▸ OBJECTIVE: Retype the whole listing verbatim and keep the pictures out of it.

▸ DATA:

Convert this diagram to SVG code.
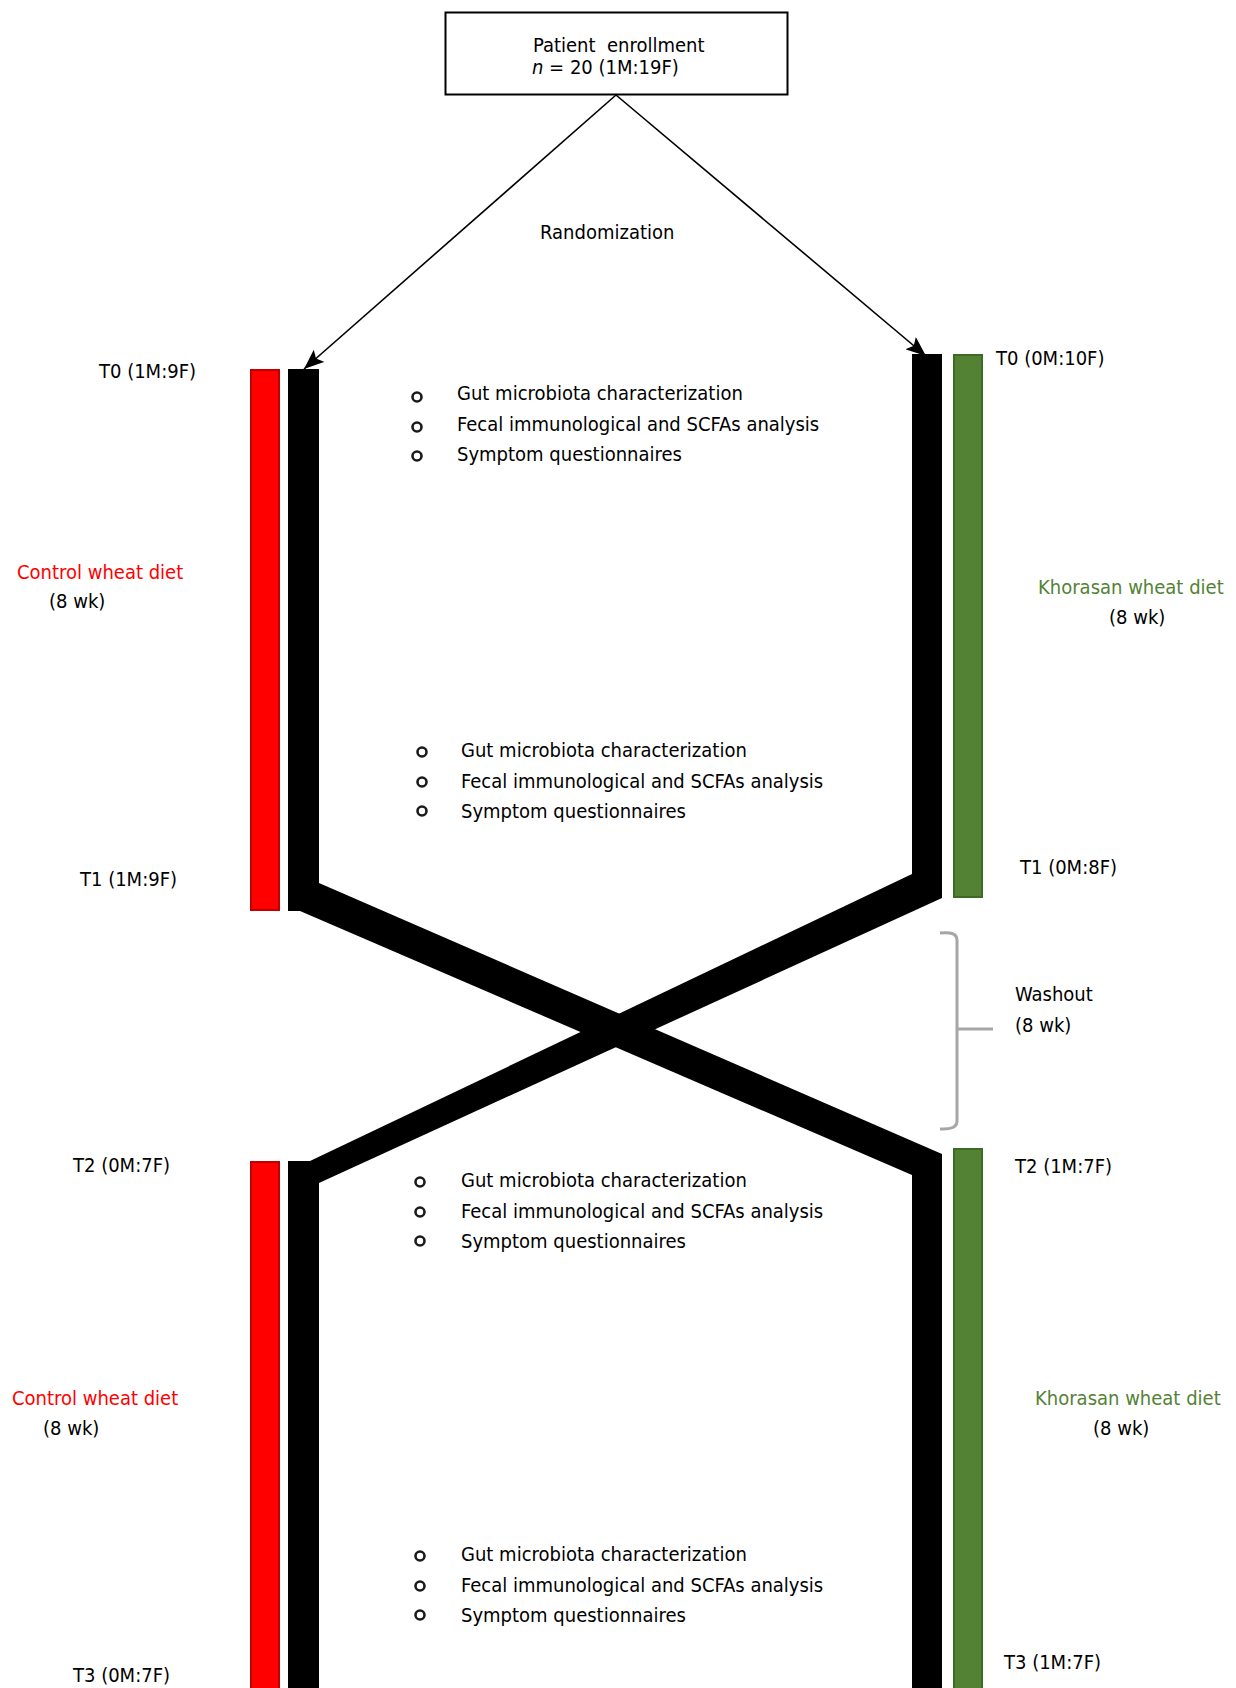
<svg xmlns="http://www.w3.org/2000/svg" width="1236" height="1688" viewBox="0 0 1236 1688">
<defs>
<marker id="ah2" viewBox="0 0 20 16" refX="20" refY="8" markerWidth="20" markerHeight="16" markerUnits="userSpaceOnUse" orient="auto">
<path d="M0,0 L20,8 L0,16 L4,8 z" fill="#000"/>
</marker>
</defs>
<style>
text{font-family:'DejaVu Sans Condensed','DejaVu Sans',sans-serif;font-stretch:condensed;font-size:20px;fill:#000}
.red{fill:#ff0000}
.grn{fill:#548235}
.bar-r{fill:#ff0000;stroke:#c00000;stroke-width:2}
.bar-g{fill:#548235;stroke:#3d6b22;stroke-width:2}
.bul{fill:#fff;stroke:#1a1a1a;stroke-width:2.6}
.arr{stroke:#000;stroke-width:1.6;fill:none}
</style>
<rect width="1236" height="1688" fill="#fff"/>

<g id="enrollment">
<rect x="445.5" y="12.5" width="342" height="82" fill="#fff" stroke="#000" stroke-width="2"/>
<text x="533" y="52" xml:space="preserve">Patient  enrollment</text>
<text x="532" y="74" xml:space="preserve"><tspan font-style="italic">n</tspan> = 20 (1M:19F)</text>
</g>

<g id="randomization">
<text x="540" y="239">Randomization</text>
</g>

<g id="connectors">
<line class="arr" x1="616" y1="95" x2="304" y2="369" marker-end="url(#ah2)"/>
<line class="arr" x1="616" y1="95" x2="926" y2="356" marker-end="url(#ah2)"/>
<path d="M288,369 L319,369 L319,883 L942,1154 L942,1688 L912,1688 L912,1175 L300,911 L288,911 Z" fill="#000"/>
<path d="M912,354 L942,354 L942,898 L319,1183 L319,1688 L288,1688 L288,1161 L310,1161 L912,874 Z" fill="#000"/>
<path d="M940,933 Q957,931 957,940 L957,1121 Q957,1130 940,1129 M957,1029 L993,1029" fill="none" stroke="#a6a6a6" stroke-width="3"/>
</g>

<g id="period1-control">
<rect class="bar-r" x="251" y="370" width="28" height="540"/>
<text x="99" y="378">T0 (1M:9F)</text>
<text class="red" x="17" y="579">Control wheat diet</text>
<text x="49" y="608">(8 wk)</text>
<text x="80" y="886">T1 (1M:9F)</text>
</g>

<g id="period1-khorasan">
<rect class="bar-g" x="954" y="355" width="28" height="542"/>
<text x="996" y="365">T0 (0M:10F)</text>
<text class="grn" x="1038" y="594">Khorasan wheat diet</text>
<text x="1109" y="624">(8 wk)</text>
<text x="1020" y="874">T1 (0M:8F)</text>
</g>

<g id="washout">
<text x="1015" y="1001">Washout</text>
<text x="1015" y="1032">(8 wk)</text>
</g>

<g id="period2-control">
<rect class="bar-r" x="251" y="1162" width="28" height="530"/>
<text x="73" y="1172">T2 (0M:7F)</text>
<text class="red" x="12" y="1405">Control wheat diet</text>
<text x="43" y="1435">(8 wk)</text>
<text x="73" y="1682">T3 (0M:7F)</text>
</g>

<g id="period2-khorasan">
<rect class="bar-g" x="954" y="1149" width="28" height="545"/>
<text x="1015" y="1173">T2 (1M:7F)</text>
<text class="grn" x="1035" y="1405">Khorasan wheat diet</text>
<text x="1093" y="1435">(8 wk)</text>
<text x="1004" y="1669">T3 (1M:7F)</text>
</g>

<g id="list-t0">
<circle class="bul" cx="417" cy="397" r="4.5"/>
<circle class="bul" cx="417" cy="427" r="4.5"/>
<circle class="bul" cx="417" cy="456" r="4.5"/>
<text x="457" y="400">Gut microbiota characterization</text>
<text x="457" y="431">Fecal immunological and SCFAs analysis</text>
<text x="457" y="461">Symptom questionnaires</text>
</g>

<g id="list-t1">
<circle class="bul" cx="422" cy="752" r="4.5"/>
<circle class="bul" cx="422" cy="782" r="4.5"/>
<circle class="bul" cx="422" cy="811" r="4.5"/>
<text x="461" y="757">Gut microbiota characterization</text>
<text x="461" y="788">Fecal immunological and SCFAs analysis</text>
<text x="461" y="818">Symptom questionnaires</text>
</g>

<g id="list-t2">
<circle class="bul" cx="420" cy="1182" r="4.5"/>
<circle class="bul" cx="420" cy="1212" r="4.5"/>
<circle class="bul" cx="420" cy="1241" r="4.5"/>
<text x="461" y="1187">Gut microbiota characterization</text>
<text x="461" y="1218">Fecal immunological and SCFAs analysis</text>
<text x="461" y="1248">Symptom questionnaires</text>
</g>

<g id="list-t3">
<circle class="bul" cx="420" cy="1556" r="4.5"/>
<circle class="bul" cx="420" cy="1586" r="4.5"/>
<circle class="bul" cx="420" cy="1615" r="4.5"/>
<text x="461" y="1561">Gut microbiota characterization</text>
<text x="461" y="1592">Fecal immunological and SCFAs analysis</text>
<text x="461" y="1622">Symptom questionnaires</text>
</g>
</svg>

▸ FINISHED EXERCISE:
Convert this diagram to SVG code.
<svg xmlns="http://www.w3.org/2000/svg" width="1236" height="1688" viewBox="0 0 1236 1688">
<defs>
<marker id="ah2" viewBox="0 0 20 16" refX="20" refY="8" markerWidth="20" markerHeight="16" markerUnits="userSpaceOnUse" orient="auto">
<path d="M0,0 L20,8 L0,16 L4,8 z" fill="#000"/>
</marker>
</defs>
<style>
text{font-family:'DejaVu Sans Condensed','DejaVu Sans',sans-serif;font-stretch:condensed;font-size:20px;fill:#000}
.red{fill:#ff0000}
.grn{fill:#548235}
.bar-r{fill:#ff0000;stroke:#c00000;stroke-width:2}
.bar-g{fill:#548235;stroke:#3d6b22;stroke-width:2}
.bul{fill:#fff;stroke:#1a1a1a;stroke-width:2.6}
.arr{stroke:#000;stroke-width:1.6;fill:none}
</style>
<rect width="1236" height="1688" fill="#fff"/>

<g id="enrollment">
<rect x="445.5" y="12.5" width="342" height="82" fill="#fff" stroke="#000" stroke-width="2"/>
<text x="533" y="52" xml:space="preserve">Patient  enrollment</text>
<text x="532" y="74" xml:space="preserve"><tspan font-style="italic">n</tspan> = 20 (1M:19F)</text>
</g>

<g id="randomization">
<text x="540" y="239">Randomization</text>
</g>

<g id="connectors">
<line class="arr" x1="616" y1="95" x2="304" y2="369" marker-end="url(#ah2)"/>
<line class="arr" x1="616" y1="95" x2="926" y2="356" marker-end="url(#ah2)"/>
<path d="M288,369 L319,369 L319,883 L942,1154 L942,1688 L912,1688 L912,1175 L300,911 L288,911 Z" fill="#000"/>
<path d="M912,354 L942,354 L942,898 L319,1183 L319,1688 L288,1688 L288,1161 L310,1161 L912,874 Z" fill="#000"/>
<path d="M940,933 Q957,931 957,940 L957,1121 Q957,1130 940,1129 M957,1029 L993,1029" fill="none" stroke="#a6a6a6" stroke-width="3"/>
</g>

<g id="period1-control">
<rect class="bar-r" x="251" y="370" width="28" height="540"/>
<text x="99" y="378">T0 (1M:9F)</text>
<text class="red" x="17" y="579">Control wheat diet</text>
<text x="49" y="608">(8 wk)</text>
<text x="80" y="886">T1 (1M:9F)</text>
</g>

<g id="period1-khorasan">
<rect class="bar-g" x="954" y="355" width="28" height="542"/>
<text x="996" y="365">T0 (0M:10F)</text>
<text class="grn" x="1038" y="594">Khorasan wheat diet</text>
<text x="1109" y="624">(8 wk)</text>
<text x="1020" y="874">T1 (0M:8F)</text>
</g>

<g id="washout">
<text x="1015" y="1001">Washout</text>
<text x="1015" y="1032">(8 wk)</text>
</g>

<g id="period2-control">
<rect class="bar-r" x="251" y="1162" width="28" height="530"/>
<text x="73" y="1172">T2 (0M:7F)</text>
<text class="red" x="12" y="1405">Control wheat diet</text>
<text x="43" y="1435">(8 wk)</text>
<text x="73" y="1682">T3 (0M:7F)</text>
</g>

<g id="period2-khorasan">
<rect class="bar-g" x="954" y="1149" width="28" height="545"/>
<text x="1015" y="1173">T2 (1M:7F)</text>
<text class="grn" x="1035" y="1405">Khorasan wheat diet</text>
<text x="1093" y="1435">(8 wk)</text>
<text x="1004" y="1669">T3 (1M:7F)</text>
</g>

<g id="list-t0">
<circle class="bul" cx="417" cy="397" r="4.5"/>
<circle class="bul" cx="417" cy="427" r="4.5"/>
<circle class="bul" cx="417" cy="456" r="4.5"/>
<text x="457" y="400">Gut microbiota characterization</text>
<text x="457" y="431">Fecal immunological and SCFAs analysis</text>
<text x="457" y="461">Symptom questionnaires</text>
</g>

<g id="list-t1">
<circle class="bul" cx="422" cy="752" r="4.5"/>
<circle class="bul" cx="422" cy="782" r="4.5"/>
<circle class="bul" cx="422" cy="811" r="4.5"/>
<text x="461" y="757">Gut microbiota characterization</text>
<text x="461" y="788">Fecal immunological and SCFAs analysis</text>
<text x="461" y="818">Symptom questionnaires</text>
</g>

<g id="list-t2">
<circle class="bul" cx="420" cy="1182" r="4.5"/>
<circle class="bul" cx="420" cy="1212" r="4.5"/>
<circle class="bul" cx="420" cy="1241" r="4.5"/>
<text x="461" y="1187">Gut microbiota characterization</text>
<text x="461" y="1218">Fecal immunological and SCFAs analysis</text>
<text x="461" y="1248">Symptom questionnaires</text>
</g>

<g id="list-t3">
<circle class="bul" cx="420" cy="1556" r="4.5"/>
<circle class="bul" cx="420" cy="1586" r="4.5"/>
<circle class="bul" cx="420" cy="1615" r="4.5"/>
<text x="461" y="1561">Gut microbiota characterization</text>
<text x="461" y="1592">Fecal immunological and SCFAs analysis</text>
<text x="461" y="1622">Symptom questionnaires</text>
</g>
</svg>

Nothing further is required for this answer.